[Goal of the exercise]: Each entry below should be reproduced character for character.

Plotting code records
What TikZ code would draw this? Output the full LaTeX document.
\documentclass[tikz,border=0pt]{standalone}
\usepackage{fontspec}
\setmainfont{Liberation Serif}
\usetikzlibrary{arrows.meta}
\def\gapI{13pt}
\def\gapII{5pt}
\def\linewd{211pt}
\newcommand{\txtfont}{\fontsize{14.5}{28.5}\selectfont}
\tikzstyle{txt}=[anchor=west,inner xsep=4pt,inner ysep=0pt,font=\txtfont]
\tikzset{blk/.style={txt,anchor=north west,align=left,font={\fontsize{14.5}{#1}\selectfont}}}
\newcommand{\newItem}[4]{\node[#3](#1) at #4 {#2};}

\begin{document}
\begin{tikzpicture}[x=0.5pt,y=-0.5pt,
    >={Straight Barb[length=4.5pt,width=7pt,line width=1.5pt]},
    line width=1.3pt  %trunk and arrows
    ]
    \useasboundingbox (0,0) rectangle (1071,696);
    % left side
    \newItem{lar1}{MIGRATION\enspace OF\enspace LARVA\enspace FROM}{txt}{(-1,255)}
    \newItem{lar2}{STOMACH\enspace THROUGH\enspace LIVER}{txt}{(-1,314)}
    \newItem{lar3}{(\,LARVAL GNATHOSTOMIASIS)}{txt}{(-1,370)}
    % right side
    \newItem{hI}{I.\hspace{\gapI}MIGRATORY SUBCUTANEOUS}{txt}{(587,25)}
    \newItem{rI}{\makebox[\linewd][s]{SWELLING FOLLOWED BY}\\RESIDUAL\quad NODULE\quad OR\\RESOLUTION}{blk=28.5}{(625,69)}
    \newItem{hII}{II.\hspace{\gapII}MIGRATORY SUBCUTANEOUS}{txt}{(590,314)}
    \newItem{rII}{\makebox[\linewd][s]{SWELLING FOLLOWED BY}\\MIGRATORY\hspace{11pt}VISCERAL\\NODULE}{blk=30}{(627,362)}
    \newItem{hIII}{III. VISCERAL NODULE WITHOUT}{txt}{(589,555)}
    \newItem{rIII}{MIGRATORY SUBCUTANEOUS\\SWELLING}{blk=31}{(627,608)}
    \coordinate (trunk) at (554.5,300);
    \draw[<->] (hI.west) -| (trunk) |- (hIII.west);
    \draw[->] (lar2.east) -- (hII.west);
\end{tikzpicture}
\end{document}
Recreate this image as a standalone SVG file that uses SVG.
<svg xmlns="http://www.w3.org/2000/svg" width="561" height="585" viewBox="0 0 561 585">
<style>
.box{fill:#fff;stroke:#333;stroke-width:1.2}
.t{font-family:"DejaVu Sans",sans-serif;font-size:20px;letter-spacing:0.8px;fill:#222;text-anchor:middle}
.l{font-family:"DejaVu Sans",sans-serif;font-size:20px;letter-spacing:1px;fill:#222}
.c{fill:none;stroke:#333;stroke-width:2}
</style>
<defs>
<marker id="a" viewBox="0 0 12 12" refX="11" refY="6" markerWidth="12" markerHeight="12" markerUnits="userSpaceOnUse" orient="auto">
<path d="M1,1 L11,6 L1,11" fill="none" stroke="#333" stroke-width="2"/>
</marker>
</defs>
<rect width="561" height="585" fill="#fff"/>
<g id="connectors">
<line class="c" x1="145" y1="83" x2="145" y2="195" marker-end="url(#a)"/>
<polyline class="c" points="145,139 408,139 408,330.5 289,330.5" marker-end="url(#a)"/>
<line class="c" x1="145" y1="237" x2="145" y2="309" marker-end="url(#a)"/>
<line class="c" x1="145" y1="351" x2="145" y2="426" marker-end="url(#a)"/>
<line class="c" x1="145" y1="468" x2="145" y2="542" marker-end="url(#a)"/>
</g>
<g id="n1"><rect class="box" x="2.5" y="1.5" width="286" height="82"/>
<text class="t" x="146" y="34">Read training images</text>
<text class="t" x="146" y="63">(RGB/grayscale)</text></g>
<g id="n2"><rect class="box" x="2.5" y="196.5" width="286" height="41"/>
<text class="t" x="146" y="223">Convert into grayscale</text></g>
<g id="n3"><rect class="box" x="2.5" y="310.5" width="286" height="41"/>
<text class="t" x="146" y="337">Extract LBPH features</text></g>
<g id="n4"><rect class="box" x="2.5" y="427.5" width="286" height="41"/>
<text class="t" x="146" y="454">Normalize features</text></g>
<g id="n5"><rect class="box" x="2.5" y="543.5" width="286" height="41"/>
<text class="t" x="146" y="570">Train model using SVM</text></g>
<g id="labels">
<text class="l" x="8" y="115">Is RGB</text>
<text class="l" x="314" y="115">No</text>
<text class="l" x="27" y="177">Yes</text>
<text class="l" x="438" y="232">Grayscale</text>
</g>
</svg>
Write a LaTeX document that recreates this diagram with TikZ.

[Solution below]:
What TikZ code would draw this? Output the full LaTeX document.
\documentclass[tikz,border=0pt]{standalone}
\usepackage{fontspec}
\setmainfont{Liberation Serif}
\usetikzlibrary{arrows.meta}
\def\gapI{13pt}
\def\gapII{5pt}
\def\linewd{211pt}
\newcommand{\txtfont}{\fontsize{14.5}{28.5}\selectfont}
\tikzstyle{txt}=[anchor=west,inner xsep=4pt,inner ysep=0pt,font=\txtfont]
\tikzset{blk/.style={txt,anchor=north west,align=left,font={\fontsize{14.5}{#1}\selectfont}}}
\newcommand{\newItem}[4]{\node[#3](#1) at #4 {#2};}

\begin{document}
\begin{tikzpicture}[x=0.5pt,y=-0.5pt,
    >={Straight Barb[length=4.5pt,width=7pt,line width=1.5pt]},
    line width=1.3pt  %trunk and arrows
    ]
    \useasboundingbox (0,0) rectangle (1071,696);
    % left side
    \newItem{lar1}{MIGRATION\enspace OF\enspace LARVA\enspace FROM}{txt}{(-1,255)}
    \newItem{lar2}{STOMACH\enspace THROUGH\enspace LIVER}{txt}{(-1,314)}
    \newItem{lar3}{(\,LARVAL GNATHOSTOMIASIS)}{txt}{(-1,370)}
    % right side
    \newItem{hI}{I.\hspace{\gapI}MIGRATORY SUBCUTANEOUS}{txt}{(587,25)}
    \newItem{rI}{\makebox[\linewd][s]{SWELLING FOLLOWED BY}\\RESIDUAL\quad NODULE\quad OR\\RESOLUTION}{blk=28.5}{(625,69)}
    \newItem{hII}{II.\hspace{\gapII}MIGRATORY SUBCUTANEOUS}{txt}{(590,314)}
    \newItem{rII}{\makebox[\linewd][s]{SWELLING FOLLOWED BY}\\MIGRATORY\hspace{11pt}VISCERAL\\NODULE}{blk=30}{(627,362)}
    \newItem{hIII}{III. VISCERAL NODULE WITHOUT}{txt}{(589,555)}
    \newItem{rIII}{MIGRATORY SUBCUTANEOUS\\SWELLING}{blk=31}{(627,608)}
    \coordinate (trunk) at (554.5,300);
    \draw[<->] (hI.west) -| (trunk) |- (hIII.west);
    \draw[->] (lar2.east) -- (hII.west);
\end{tikzpicture}
\end{document}
Recreate this image as a standalone SVG file that uses SVG.
<svg xmlns="http://www.w3.org/2000/svg" width="561" height="585" viewBox="0 0 561 585">
<style>
.box{fill:#fff;stroke:#333;stroke-width:1.2}
.t{font-family:"DejaVu Sans",sans-serif;font-size:20px;letter-spacing:0.8px;fill:#222;text-anchor:middle}
.l{font-family:"DejaVu Sans",sans-serif;font-size:20px;letter-spacing:1px;fill:#222}
.c{fill:none;stroke:#333;stroke-width:2}
</style>
<defs>
<marker id="a" viewBox="0 0 12 12" refX="11" refY="6" markerWidth="12" markerHeight="12" markerUnits="userSpaceOnUse" orient="auto">
<path d="M1,1 L11,6 L1,11" fill="none" stroke="#333" stroke-width="2"/>
</marker>
</defs>
<rect width="561" height="585" fill="#fff"/>
<g id="connectors">
<line class="c" x1="145" y1="83" x2="145" y2="195" marker-end="url(#a)"/>
<polyline class="c" points="145,139 408,139 408,330.5 289,330.5" marker-end="url(#a)"/>
<line class="c" x1="145" y1="237" x2="145" y2="309" marker-end="url(#a)"/>
<line class="c" x1="145" y1="351" x2="145" y2="426" marker-end="url(#a)"/>
<line class="c" x1="145" y1="468" x2="145" y2="542" marker-end="url(#a)"/>
</g>
<g id="n1"><rect class="box" x="2.5" y="1.5" width="286" height="82"/>
<text class="t" x="146" y="34">Read training images</text>
<text class="t" x="146" y="63">(RGB/grayscale)</text></g>
<g id="n2"><rect class="box" x="2.5" y="196.5" width="286" height="41"/>
<text class="t" x="146" y="223">Convert into grayscale</text></g>
<g id="n3"><rect class="box" x="2.5" y="310.5" width="286" height="41"/>
<text class="t" x="146" y="337">Extract LBPH features</text></g>
<g id="n4"><rect class="box" x="2.5" y="427.5" width="286" height="41"/>
<text class="t" x="146" y="454">Normalize features</text></g>
<g id="n5"><rect class="box" x="2.5" y="543.5" width="286" height="41"/>
<text class="t" x="146" y="570">Train model using SVM</text></g>
<g id="labels">
<text class="l" x="8" y="115">Is RGB</text>
<text class="l" x="314" y="115">No</text>
<text class="l" x="27" y="177">Yes</text>
<text class="l" x="438" y="232">Grayscale</text>
</g>
</svg>
Write a LaTeX document that recreates this diagram with TikZ.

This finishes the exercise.